Temporary brain cloud on test day? It happens. Brains sometimes misfire when under extreme pressure. It even occasionally happens to the best of us. It just sucks when it happens on the day that matters.jaydizzle wrote:Damn what the hell happened to us?
Sorry to hear that a few of you ended up with scores far below your PT range.
RE: mis-bubbling
Hand scoring is not meant to be a remedy to correct for bubbling mistakes made by the test taker. Its purpose is to check for and correct any mistakes made by the bubble sheet scanners, meaning errors on the LSAC end of things, NOT to correct errors from the student end. Basically, it is to make sure the machine properly read/registered which bubble you filled in per question # row. When they hand score a test they DO NOT look at your test booklet, that is policy. All the handscore person looks at is the bubble sheet and the report of which bubble the scanner registered for each question #, row by row.

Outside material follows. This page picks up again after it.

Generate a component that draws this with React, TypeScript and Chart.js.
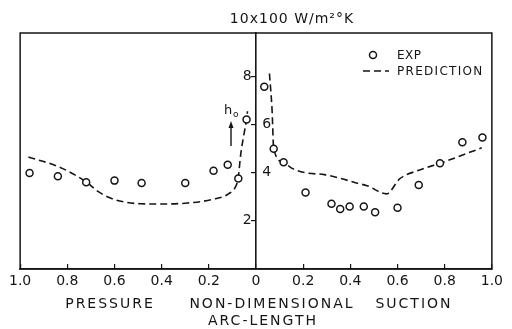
import React, { useEffect, useRef } from 'react';
import { Chart, registerables } from 'chart.js';

Chart.register(...registerables);

// Experimental points (negative x = pressure side, positive x = suction side)
const expX = [-0.96, -0.84, -0.72, -0.60, -0.485, -0.30, -0.18, -0.12, -0.075, -0.04,
  0.035, 0.075, 0.117, 0.21, 0.32, 0.357, 0.397, 0.457, 0.505, 0.60, 0.69, 0.78, 0.875, 0.96];
const expY = [3.99, 3.85, 3.60, 3.67, 3.57, 3.57, 4.08, 4.33, 3.76, 6.21,
  7.57, 4.99, 4.43, 3.18, 2.71, 2.49, 2.60, 2.60, 2.36, 2.54, 3.49, 4.39, 5.26, 5.46];

// Prediction, pressure side
const predPressureX = [-0.965, -0.84, -0.77, -0.72, -0.67, -0.61, -0.555, -0.49, -0.40, -0.29, -0.18, -0.115, -0.085, -0.076, -0.064, -0.05, -0.04, -0.036];
const predPressureY = [4.65, 4.26, 3.92, 3.62, 3.22, 2.92, 2.78, 2.71, 2.70, 2.74, 2.90, 3.13, 3.45, 3.76, 4.82, 5.65, 6.21, 6.55];

// Prediction, suction side
const predSuctionX = [0.057, 0.068, 0.075, 0.117, 0.151, 0.214, 0.29, 0.36, 0.43, 0.471, 0.553, 0.61, 0.69, 0.78, 0.957];
const predSuctionY = [8.12, 6.62, 4.99, 4.43, 4.19, 3.99, 3.92, 3.76, 3.56, 3.46, 3.12, 3.75, 4.10, 4.39, 5.03];

const yLabelsLeft = [8, 2];
const yLabelsRight = [6, 4];
const unitLabel = '10x100 W/m²°K';
const sideLabels = ['PRESSURE', 'NON-DIMENSIONAL', 'SUCTION'];
const axisLabelLine2 = 'ARC-LENGTH';
const legendLabels = ['EXP', 'PREDICTION'];
const annotationLabel = ['h', 'o'];

const INK = '#151515';
const FONT = "'DejaVu Sans', 'Liberation Sans', sans-serif";

const decorPlugin = {
  id: 'decor',
  afterDraw(chart: any) {
    const { ctx, chartArea: a, scales } = chart;
    const x0 = scales.x.getPixelForValue(0);
    ctx.save();
    ctx.strokeStyle = INK;
    ctx.fillStyle = INK;
    ctx.lineWidth = 1.5;
    ctx.setLineDash([]);
    ctx.strokeRect(a.left, a.top, a.right - a.left, a.bottom - a.top);

    ctx.textBaseline = 'middle';
    // unit label on top
    ctx.font = `14px ${FONT}`;
    (ctx as any).letterSpacing = '1px';
    ctx.textAlign = 'center';
    ctx.fillText(unitLabel, x0 + 36, 19);

    // bottom labels
    (ctx as any).letterSpacing = '2px';
    ctx.font = `14px ${FONT}`;
    ctx.fillText(sideLabels[0], 110, 304);
    ctx.fillText(sideLabels[1], x0 + 16, 304);
    ctx.fillText(sideLabels[2], 414, 304);
    ctx.fillText(axisLabelLine2, x0 + 7, 321);

    // legend
    const exp = chart.data.datasets[0];
    const pred = chart.data.datasets[1];
    ctx.textAlign = 'left';
    ctx.font = `12px ${FONT}`;
    (ctx as any).letterSpacing = '0.5px';
    ctx.beginPath();
    ctx.lineWidth = exp.pointBorderWidth;
    ctx.strokeStyle = exp.borderColor;
    ctx.arc(373, 55, exp.pointRadius, 0, Math.PI * 2);
    ctx.stroke();
    ctx.fillText(legendLabels[0], 397, 56);
    ctx.beginPath();
    ctx.lineWidth = pred.borderWidth;
    ctx.setLineDash(pred.borderDash);
    ctx.moveTo(363, 71);
    ctx.lineTo(389, 71);
    ctx.stroke();
    ctx.setLineDash([]);
    (ctx as any).letterSpacing = '1.3px';
    ctx.fillText(legendLabels[1], 397, 72);

    // h0 annotation with arrow
    (ctx as any).letterSpacing = '0px';
    ctx.font = `13px ${FONT}`;
    ctx.fillText(annotationLabel[0], 224, 111);
    ctx.font = `9px ${FONT}`;
    ctx.fillText(annotationLabel[1], 233, 115);
    ctx.lineWidth = 1.4;
    ctx.beginPath();
    ctx.moveTo(231, 146);
    ctx.lineTo(231, 126);
    ctx.stroke();
    ctx.beginPath();
    ctx.moveTo(231, 121);
    ctx.lineTo(228.5, 128);
    ctx.lineTo(233.5, 128);
    ctx.closePath();
    ctx.fill();
    ctx.restore();
  },
};

function fmtX(v: number) {
  const a = Math.abs(v);
  if (a < 1e-9) return '0';
  return a.toFixed(1);
}

export default function App() {
  const ref = useRef<HTMLCanvasElement | null>(null);
  useEffect(() => {
    if (!ref.current) return;
    Chart.defaults.font.family = FONT;
    Chart.defaults.color = INK;
    const lineStyle = {
      type: 'line' as const,
      showLine: true,
      pointRadius: 0,
      borderColor: INK,
      borderWidth: 1.6,
      borderDash: [7, 4],
      fill: false,
      cubicInterpolationMode: 'monotone' as const,
      order: 2,
    };
    const chart = new Chart(ref.current, {
      type: 'scatter',
      data: {
        datasets: [
          {
            label: legendLabels[0],
            data: expX.map((x, i) => ({ x, y: expY[i] })),
            showLine: false,
            pointStyle: 'circle',
            pointRadius: 3.5,
            pointBorderWidth: 1.5,
            borderColor: INK,
            pointBackgroundColor: '#ffffff',
            backgroundColor: '#ffffff',
            order: 0,
          } as any,
          {
            ...lineStyle,
            label: legendLabels[1],
            data: predPressureX.map((x, i) => ({ x, y: predPressureY[i] })),
          } as any,
          {
            ...lineStyle,
            label: legendLabels[1] + ' (suction)',
            data: predSuctionX.map((x, i) => ({ x, y: predSuctionY[i] })),
          } as any,
        ],
      },
      options: {
        animation: false,
        responsive: false,
        layout: { padding: { left: 17, right: 15, top: 33, bottom: 0 } },
        plugins: { legend: { display: false }, tooltip: { enabled: false } },
        scales: {
          x: {
            type: 'linear',
            position: 'bottom',
            min: -1,
            max: 1,
            afterFit: (s: any) => { s.height = 60; },
            ticks: {
              stepSize: 0.2,
              includeBounds: false,
              padding: 9,
              maxRotation: 0,
              autoSkip: false,
              font: { size: 14 },
              color: INK,
              callback: (v: any) => fmtX(Number(v)),
            },
            grid: { drawOnChartArea: false, drawTicks: true, tickLength: -5, color: INK, lineWidth: 1.2 },
            border: { display: true, color: INK, width: 1.5 },
          },
          y: {
            type: 'linear',
            position: { x: 0 } as any,
            min: 0,
            max: 9.8,
            afterFit: (s: any) => { s.width = 0; },
            ticks: {
              stepSize: 2,
              includeBounds: false,
              font: { size: 14 },
              color: INK,
              callback: (v: any) => (yLabelsLeft.includes(Number(v)) ? String(v) + ' ' : ''),
            },
            grid: { drawOnChartArea: false, drawTicks: true, tickLength: 4, color: INK, lineWidth: 1.2 },
            border: { display: true, color: INK, width: 1.6 },
          },
          y2: {
            type: 'linear',
            axis: 'y',
            position: { x: 0.064 } as any,
            min: 0,
            max: 9.8,
            afterFit: (s: any) => { s.width = 0; },
            ticks: {
              stepSize: 2,
              includeBounds: false,
              font: { size: 14 },
              color: INK,
              callback: (v: any) => (yLabelsRight.includes(Number(v)) ? String(v) : ''),
            },
            grid: { display: false },
            border: { display: false },
          },
        } as any,
      },
      plugins: [decorPlugin],
    });
    return () => chart.destroy();
  }, []);
  return (
    <div style={{ position: 'fixed', left: 0, top: 0, width: 512, height: 329, background: '#fff' }}>
      <canvas ref={ref} width={512} height={329} style={{ width: 512, height: 329, display: 'block' }} />
    </div>
  );
}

I've never heard any verifiable case of LSAC correcting for and adjusting a reported score due to bubble offsetting. The discussion board rumor mill has some anecdotal claims over the years that a bubble offset mistake was corrected by a hand score, but those claims have all turned out to be bogus. I've talked to LSAC about this several times over the years.
Once a score has been reported, it is final and you are stuck with it unless their is sufficient proof that LSAC F'd up in scoring the test somehow.